The West Remains Blind to China’s IP Engine

As China’s IP engine continues to power up, the West remains blind to what is happening here. China now leads the worlds in patents. China’s companies aren’t just doing junk patents filed as unexamined, low-cost utility model applications in China. Two of the top five international patent filers, filing expensive, examined, international patent applications, are Chinese companies. And in addition to lots of filing activity, China and its courts are buzzing with burgeoning IP litigation. China now leads the words in IP lawsuits, many of which are Chinese companies suing other Chinese companies.
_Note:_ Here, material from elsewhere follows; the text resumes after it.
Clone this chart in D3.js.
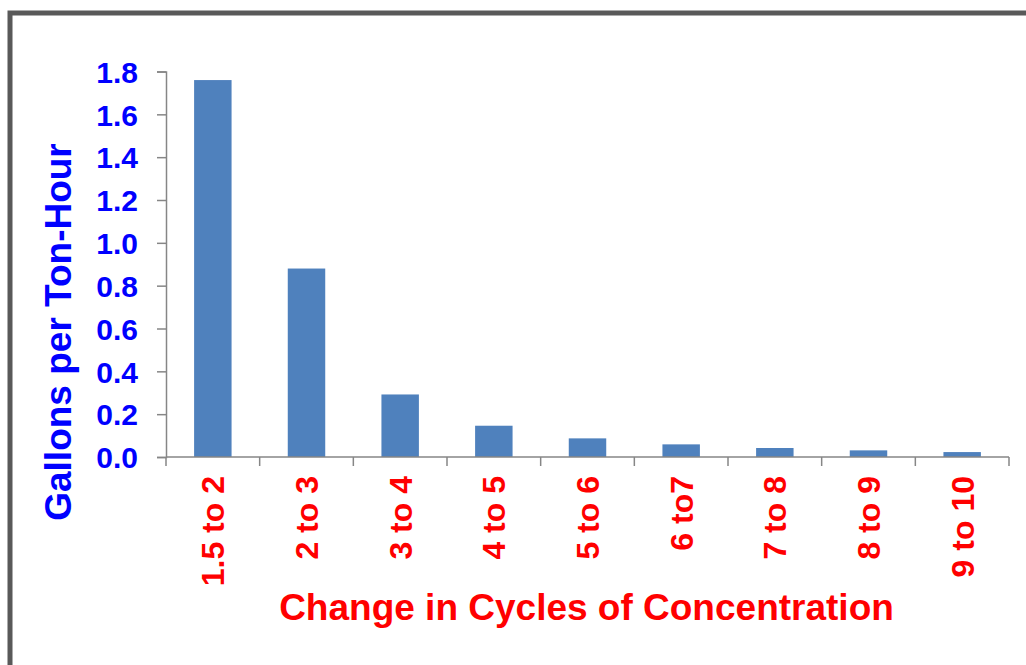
<!DOCTYPE html>
<html>
<head>
<meta charset="utf-8">
<script src="https://cdn.jsdelivr.net/npm/d3@7"></script>
<style>
  html, body { margin: 0; padding: 0; background: #fff; }
  svg { display: block; }
  text { font-family: "Liberation Sans", Arial, sans-serif; font-weight: bold; }
</style>
</head>
<body>
<svg id="chart" width="1026" height="665"></svg>
<script>
const categories = ["1.5 to 2", "2 to 3", "3 to 4", "4 to 5", "5 to 6", "6 to7", "7 to 8", "8 to 9", "9 to 10"];
const values = [1.76, 0.88, 0.292, 0.146, 0.087, 0.059, 0.042, 0.031, 0.023];
const yTicks = [0, 0.2, 0.4, 0.6, 0.8, 1.0, 1.2, 1.4, 1.6, 1.8];
const yTitle = "Gallons per Ton-Hour";
const xTitle = "Change in Cycles of Concentration";

const svg = d3.select("#chart");

// outer frame
svg.append("rect")
  .attr("x", 10).attr("y", 13)
  .attr("width", 1100).attr("height", 700)
  .attr("fill", "#fff")
  .attr("stroke", "#595959").attr("stroke-width", 5);

const plotLeft = 166, plotRight = 1009, plotTop = 71.5, plotBottom = 457;

const x = d3.scaleBand().domain(categories).range([plotLeft, plotRight]).paddingInner(0).paddingOuter(0);
const y = d3.scaleLinear().domain([0, 1.8]).range([plotBottom, plotTop]);

const axisColor = "#868686";

// bars
const barW = x.bandwidth() * 0.4;
svg.append("g").selectAll("rect")
  .data(values)
  .join("rect")
  .attr("x", (d, i) => x(categories[i]) + (x.bandwidth() - barW) / 2)
  .attr("y", d => y(d))
  .attr("width", barW)
  .attr("height", d => y(0) - y(d))
  .attr("fill", "#4F81BD");

// y axis
const yAxis = svg.append("g")
  .attr("transform", `translate(${plotLeft},0)`)
  .call(d3.axisLeft(y).tickValues(yTicks).tickFormat(d3.format(".1f")).tickSize(9).tickPadding(19));
yAxis.select(".domain").attr("stroke", axisColor).attr("stroke-width", 1.5);
yAxis.selectAll(".tick line").attr("stroke", axisColor).attr("stroke-width", 1.5);
yAxis.selectAll(".tick text")
  .attr("fill", "#0000FF")
  .style("font-size", "30px")
  .style("font-family", "'Liberation Sans', Arial, sans-serif")
  .style("font-weight", "bold")
  .attr("dy", "0.36em");

// x axis line and ticks at category boundaries
const xg = svg.append("g");
xg.append("line")
  .attr("x1", plotLeft).attr("x2", plotRight)
  .attr("y1", y(0)).attr("y2", y(0))
  .attr("stroke", axisColor).attr("stroke-width", 1.5);
const boundaries = categories.map(c => x(c)).concat([x(categories[categories.length - 1]) + x.bandwidth()]);
xg.selectAll("line.tk")
  .data(boundaries)
  .join("line")
  .attr("class", "tk")
  .attr("x1", d => d).attr("x2", d => d)
  .attr("y1", y(0)).attr("y2", y(0) + 9)
  .attr("stroke", axisColor).attr("stroke-width", 1.5);

// x labels rotated
xg.selectAll("text.xl")
  .data(categories)
  .join("text")
  .attr("class", "xl")
  .attr("transform", d => `translate(${x(d) + x.bandwidth() / 2},476) rotate(-90)`)
  .attr("text-anchor", "end")
  .attr("dy", "0.36em")
  .attr("fill", "#FF0000")
  .style("font-size", "32px")
  .text(d => d);

// y title
svg.append("text")
  .attr("transform", `translate(71,332) rotate(-90)`)
  .attr("text-anchor", "middle")
  .attr("fill", "#0000FF")
  .style("font-size", "37px")
  .text(yTitle);

// x title
svg.append("text")
  .attr("x", 586.5).attr("y", 620)
  .attr("text-anchor", "middle")
  .attr("fill", "#FF0000")
  .style("font-size", "37px")
  .text(xTitle);
</script>
</body>
</html>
And yet ZDNET.com just expressed amusement when they learned of a single IP case in China and talked of the “delicious irony” of one Chinese company suing another. Irony? Delicious? News?? This is part of a transition that has been going on for years in China. It’s routine now. Old news. But the West doesn’t get it.

More seriously, the West continues to write off the book in Chinese IP as just a bunch of low-quality patents. That may help the West feel good about its own decline in innovation, but it blinds people to the opportunities (and threats, for some) that are rising from the East. A recent example of Western attitudes is expressed by the European Union Chamber of Commerce in China (EUCCC) in their new report, “Dulling the Cutting Edge: How Patent-Related Policies and Practices Hamper Innovation.” Yes, Chinese IP has quality problems in some sectors (similar to the pervasive quality problems in the US that the USPTO fails to address), and yes, many companies are just filing lost of Chinese patents to get tax benefits. But they are learning how to file. Some are learning how to build estates and how to succeed with litigation when needed. And some are doing this on an international scale. The trends are there and what may be small waves now (still big enough to break records on some shores) could become a tsunami in the future.

Discounting Chinese IP and innovation for its early-stage weaknesses is the wrong way to prepare for the future.